A lasting transformation to the Golden Belt

As lives would be changed over the coming days, months and years, the war effort also gave rise to one lasting change to the Golden Belt landscape – the Great Bend Army Air Field.

Planning for the base, originally intended to be a satellite base to Salina’s Smoky Hill Army Air Field, began in 1942. A site was chosen in July, and was described as a collaborative effort between public and private organizations, including the Army, the Great Bend Chamber of Commerce and private citizens.

Three 8,000-foot runways were constructed to support massive B-29 Superfortress bombers, and the first enlisted units were officially transferred to the air base in February 1943. The site was mainly responsible for processing bomber units, but some training was done there as well.

At its largest, the base contained over 200 buildings, a water storage and distribution system, sewage system and treatment plant, and electric transmission lines. These were followed in time by facilities for recreation and services. During the summer and fall of 1943, a service club, theater and bowling alley were completed, according to Kansas Historical Quarterly.

Throughout its active life in World War II, records from the 1959 Kansas Historical Quarterly indicate more that 6,400 personnel were stationed at the airbase through the end of January 1945.

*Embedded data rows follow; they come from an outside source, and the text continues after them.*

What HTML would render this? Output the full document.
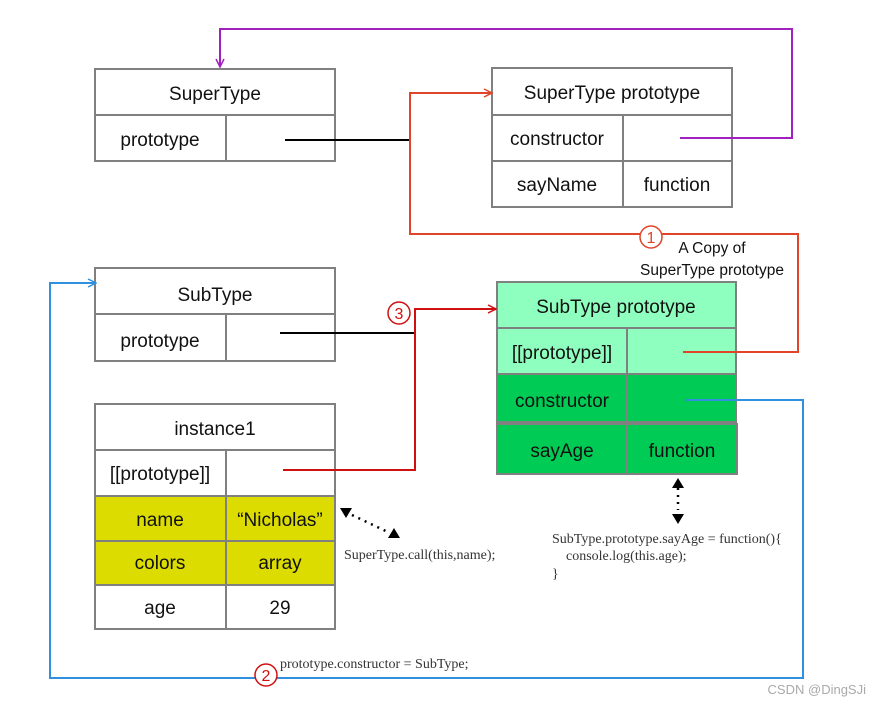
<html><body style="margin:0;background:#fff">
<svg width="870" height="705" xmlns="http://www.w3.org/2000/svg" font-family="Liberation Sans, sans-serif">
<defs>
<marker id="o" markerWidth="10" markerHeight="10" refX="9" refY="5" orient="auto" markerUnits="userSpaceOnUse"><path d="M1,1 L9,5 L1,9" fill="none" stroke="#e0452a" stroke-width="1.5"/></marker>
<marker id="r" markerWidth="10" markerHeight="10" refX="9" refY="5" orient="auto" markerUnits="userSpaceOnUse"><path d="M1,1 L9,5 L1,9" fill="none" stroke="#d01010" stroke-width="1.5"/></marker>
<marker id="p" markerWidth="10" markerHeight="10" refX="9" refY="5" orient="auto" markerUnits="userSpaceOnUse"><path d="M1,1 L9,5 L1,9" fill="none" stroke="#a020c0" stroke-width="1.5"/></marker>
<marker id="b" markerWidth="10" markerHeight="10" refX="9" refY="5" orient="auto" markerUnits="userSpaceOnUse"><path d="M1,1 L9,5 L1,9" fill="none" stroke="#3090e0" stroke-width="1.5"/></marker>
</defs>
<g fill="#fff" stroke="#808080" stroke-width="2">
<rect x="95" y="69" width="240" height="92"/><line x1="95" y1="115" x2="335" y2="115"/><line x1="226" y1="115" x2="226" y2="161"/>
<rect x="492" y="68" width="240" height="139"/><line x1="492" y1="115" x2="732" y2="115"/><line x1="492" y1="161" x2="732" y2="161"/><line x1="623" y1="115" x2="623" y2="207"/>
<rect x="95" y="268" width="240" height="93"/><line x1="95" y1="314" x2="335" y2="314"/><line x1="226" y1="314" x2="226" y2="361"/>
<rect x="95" y="404" width="240" height="225"/>
<rect x="95" y="496" width="240" height="89" fill="#dcdc00"/>
<line x1="95" y1="450" x2="335" y2="450"/><line x1="95" y1="541" x2="335" y2="541"/><line x1="226" y1="450" x2="226" y2="629"/>
<rect x="497" y="282" width="239" height="92" fill="#8effbe"/><line x1="497" y1="328" x2="736" y2="328"/><line x1="627" y1="328" x2="627" y2="374"/>
<rect x="497" y="374" width="239" height="48" fill="#00cc55"/><rect x="497" y="424" width="240" height="50" fill="#00cc55"/>
<line x1="627" y1="374" x2="627" y2="474"/>
</g>
<g font-size="19" text-anchor="middle" fill="#111">
<text x="215" y="100">SuperType</text><text x="160" y="146">prototype</text>
<text x="612" y="99">SuperType prototype</text><text x="557" y="145">constructor</text><text x="557" y="191">sayName</text><text x="677" y="191">function</text>
<text x="215" y="301">SubType</text><text x="160" y="347">prototype</text>
<text x="215" y="435">instance1</text><text x="160" y="480">[[prototype]]</text>
<text x="160" y="526">name</text><text x="280" y="526">“Nicholas”</text><text x="160" y="569">colors</text><text x="280" y="569">array</text>
<text x="160" y="614">age</text><text x="280" y="614">29</text>
<text x="616" y="313">SubType prototype</text><text x="562" y="359">[[prototype]]</text><text x="562" y="407">constructor</text>
<text x="562" y="457">sayAge</text><text x="682" y="457">function</text>
</g>
<g fill="none" stroke-width="2">
<line x1="285" y1="140" x2="410" y2="140" stroke="#000"/>
<line x1="280" y1="333" x2="415" y2="333" stroke="#000"/>
<path d="M410,140 L410,93 L492,93" stroke="#e0452a" marker-end="url(#o)"/>
<path d="M410,140 L410,234 L798,234 L798,352 L683,352" stroke="#e0452a"/>
<path d="M680,138 L792,138 L792,29 L220,29 L220,67" stroke="#a020c0" marker-end="url(#p)"/>
<path d="M283,470 L415,470 L415,309 L496,309" stroke="#d01010" marker-end="url(#r)"/>
<path d="M685,400 L803,400 L803,678 L50,678 L50,283 L96,283" stroke="#3090e0" marker-end="url(#b)"/>
</g>
<g fill="#fff" stroke-width="1.5">
<circle cx="651" cy="237" r="11" stroke="#e0452a"/><circle cx="399" cy="313" r="11" stroke="#d01010"/><circle cx="266" cy="675" r="11" stroke="#d01010"/>
</g>
<g font-size="16" text-anchor="middle">
<text x="651" y="243" fill="#e0452a">1</text><text x="399" y="319" fill="#d01010">3</text><text x="266" y="681" fill="#d01010">2</text>
</g>
<text x="712" y="253" font-size="15.5" text-anchor="middle" fill="#111">A Copy of</text>
<text x="712" y="275" font-size="15.5" text-anchor="middle" fill="#111">SuperType prototype</text>
<g font-family="Liberation Serif, serif" font-size="14" fill="#333">
<text x="344" y="559">SuperType.call(this,name);</text>
<text x="552" y="543">SubType.prototype.sayAge = function(){</text>
<text x="566" y="560">console.log(this.age);</text>
<text x="552" y="578">}</text>
<text x="280" y="668">prototype.constructor = SubType;</text>
</g>
<line x1="352" y1="515" x2="390" y2="533" stroke="#000" stroke-width="2.5" stroke-dasharray="2,5"/>
<path d="M340,508 L352,508 L346,518Z M400,538 L388,538 L394,528Z" fill="#000"/>
<line x1="678" y1="488" x2="678" y2="510" stroke="#000" stroke-width="2.5" stroke-dasharray="2,5"/>
<path d="M672,488 L684,488 L678,478Z M672,514 L684,514 L678,524Z" fill="#000"/>
<text x="866" y="694" font-size="13" text-anchor="end" fill="#aaa">CSDN @DingSJi</text>
</svg>
</body></html>
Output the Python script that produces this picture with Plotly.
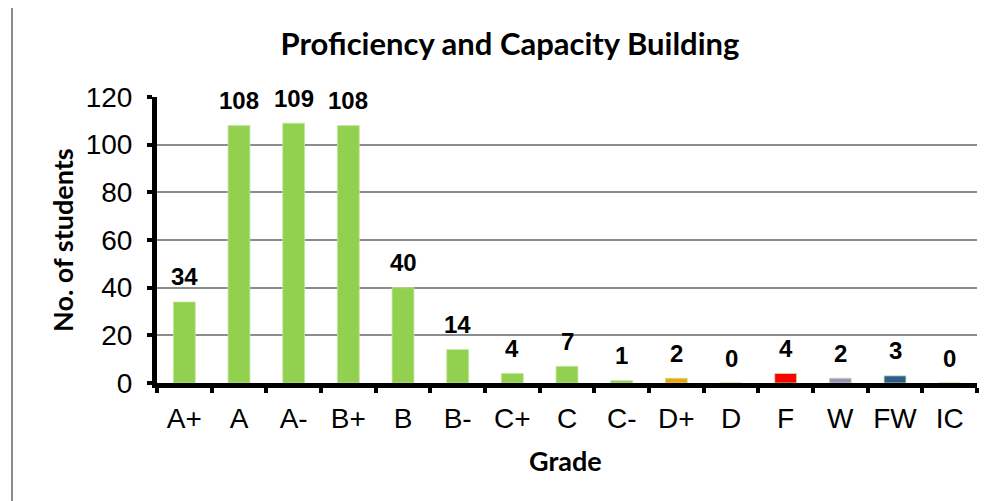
import plotly.graph_objects as go

# data
grades = ["A+", "A", "A-", "B+", "B", "B-", "C+", "C", "C-", "D+", "D", "F", "W", "FW", "IC"]
students = [34, 108, 109, 108, 40, 14, 4, 7, 1, 2, 0, 4, 2, 3, 0]
y_ticks = [0, 20, 40, 60, 80, 100, 120]

green = "#92D050"
bar_colors = [green] * 9 + ["#F0A30A", "#7F7F7F", "#FF0000", "#A08CC0", "#2F5A8E", "#4BACC6"]

# reference geometry (pixels); page body adds an 8px margin so the figure is shrunk by that much
W, H = 987, 501
L, R, T, B = 157, 977, 97, 383
OFF = 8


def px(x):
    return (x - L) / (R - L)


def py(y):
    return (B - y) / (B - T)


fig = go.Figure()
fig.add_trace(go.Bar(
    x=grades, y=students,
    marker=dict(color=bar_colors, line=dict(color="#C3E6A0", width=0.8)),
    width=0.4,
))

# data labels, sitting well above each bar like in the Excel original
for g, v in zip(grades, students):
    fig.add_annotation(x=g, y=v, text=str(v), showarrow=False, yanchor="middle", yshift=25,
                       font=dict(family="Liberation Sans", size=24, color="black", weight="bold"))

fig.update_layout(
    width=W - OFF, height=H - OFF,
    margin=dict(l=L - OFF, r=W - R, t=T - OFF, b=H - B, pad=0),
    paper_bgcolor="white", plot_bgcolor="white",
    showlegend=False,
    title=dict(text="<b>Proficiency and Capacity Building</b>", x=(510 - OFF) / (W - OFF),
               xanchor="center", y=1 - (44 - OFF) / (H - OFF), yanchor="middle",
               font=dict(family="Lato", size=31, color="black")),
)

fig.update_yaxes(
    range=[0, 120], tickvals=y_ticks,
    showline=True, linecolor="black", linewidth=5,
    ticks="outside", ticklen=5, tickwidth=4, tickcolor="black",
    showgrid=True, gridcolor="#8C8C8C", gridwidth=1.5, zeroline=False,
    tickfont=dict(family="Liberation Sans", size=28, color="black"),
    ticklabelstandoff=9,
)
fig.update_xaxes(
    showline=True, linecolor="black", linewidth=5,
    ticks="outside", tickson="boundaries", ticklen=5, tickwidth=4, tickcolor="black",
    tickfont=dict(family="Liberation Sans", size=28, color="black"),
    tickangle=0, ticklabelstandoff=6,
)

# axis titles
fig.add_annotation(x=px(62), y=py(240), xref="paper", yref="paper", text="<b>No. of students</b>",
                   xanchor="center", yanchor="middle", textangle=-90, showarrow=False,
                   font=dict(family="Lato", size=27, color="black"))
fig.add_annotation(x=px(565), y=py(460), xref="paper", yref="paper", text="<b>Grade</b>",
                   xanchor="center", yanchor="middle", showarrow=False,
                   font=dict(family="Lato", size=27, color="black"))

# chart border
fig.add_shape(type="rect", xref="paper", yref="paper",
              x0=px(12), y0=py(3), x1=px(1010), y1=py(520),
              line=dict(color="#8C8C8C", width=2), layer="below")

fig.write_html("out.html")
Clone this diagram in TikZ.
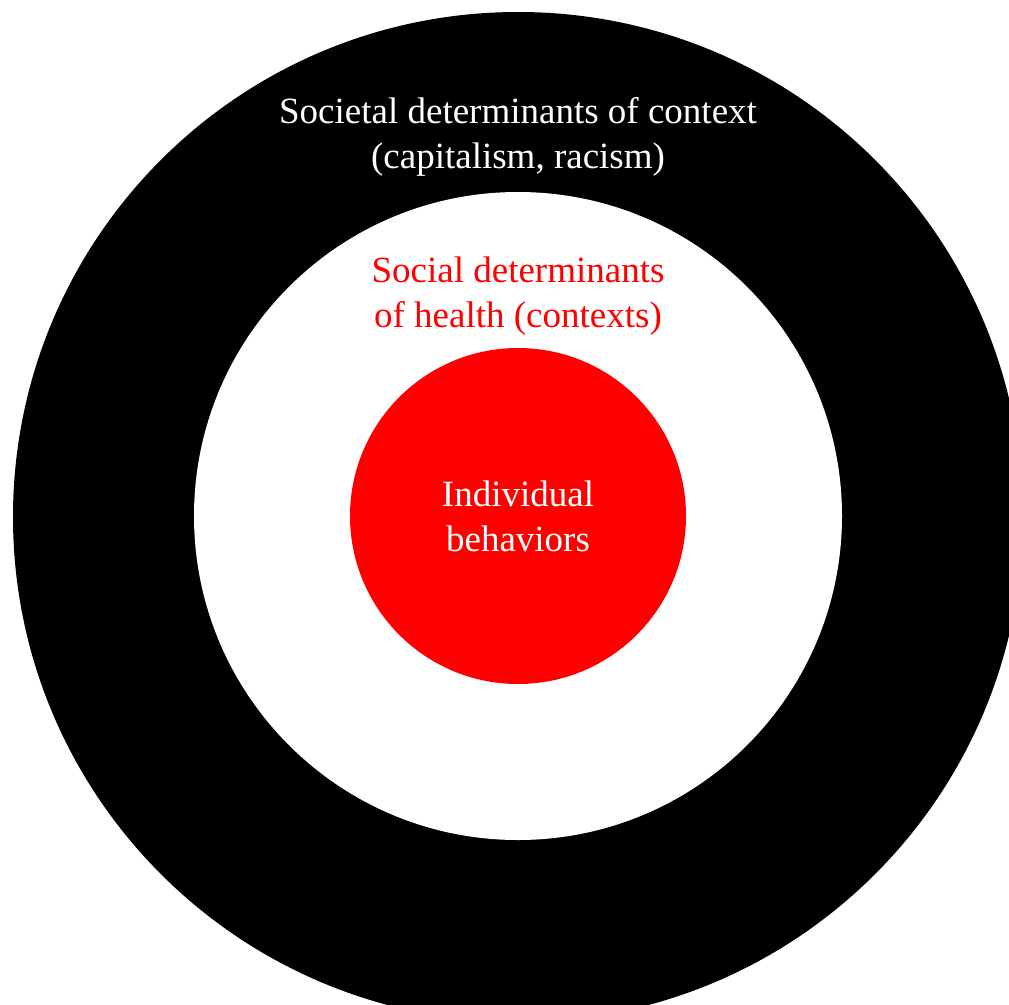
\documentclass[tikz,border=0pt]{standalone}
\usepackage{fontspec}
\setmainfont{Liberation Serif}
\definecolor{myred}{RGB}{255,0,0}
\begin{document}
\begin{tikzpicture}[x=1pt,y=-1pt,
  lbl/.style={align=center,inner sep=0pt,font=\fontsize{37}{45}\selectfont}]
\useasboundingbox (0,0) rectangle (1009,1004);
\clip (0,0) rectangle (1009,1004);
\fill[white] (0,0) rectangle (1009,1004);
\fill[black] (518,517) circle (505);
\fill[white] (518,516) circle (324);
\fill[myred] (518,516) circle (168);
\node[lbl,text=white] (outer) at (518,137) {Societal determinants of context\\(capitalism, racism)};
\node[lbl,text=myred] (mid) at (518,296) {Social determinants\\of health (contexts)};
\node[lbl,text=white] (inner) at (518,516) {Individual\\behaviors};
\end{tikzpicture}
\end{document}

Though many of the buildings were dismantled following the base’s deactivation in early 1946, the main structures, as well as two of the runways, would remain intact and serve as the genesis for the later establishment of Great Bend Municipal Airport. A third runway on the north side now serves as the SRCA Drag Strip.

Recently painted murals of both the B-29’s and drag strip, as well as veterans memorials across the county, now serve as vibrant and lasting reminders of how that day changed lives and landscape in Barton County.

Thus, the legacy of the “day that will live in infamy” lives on in the lives and memories of so many men and women whose lives were changed forever on a December Sunday morning in 1941.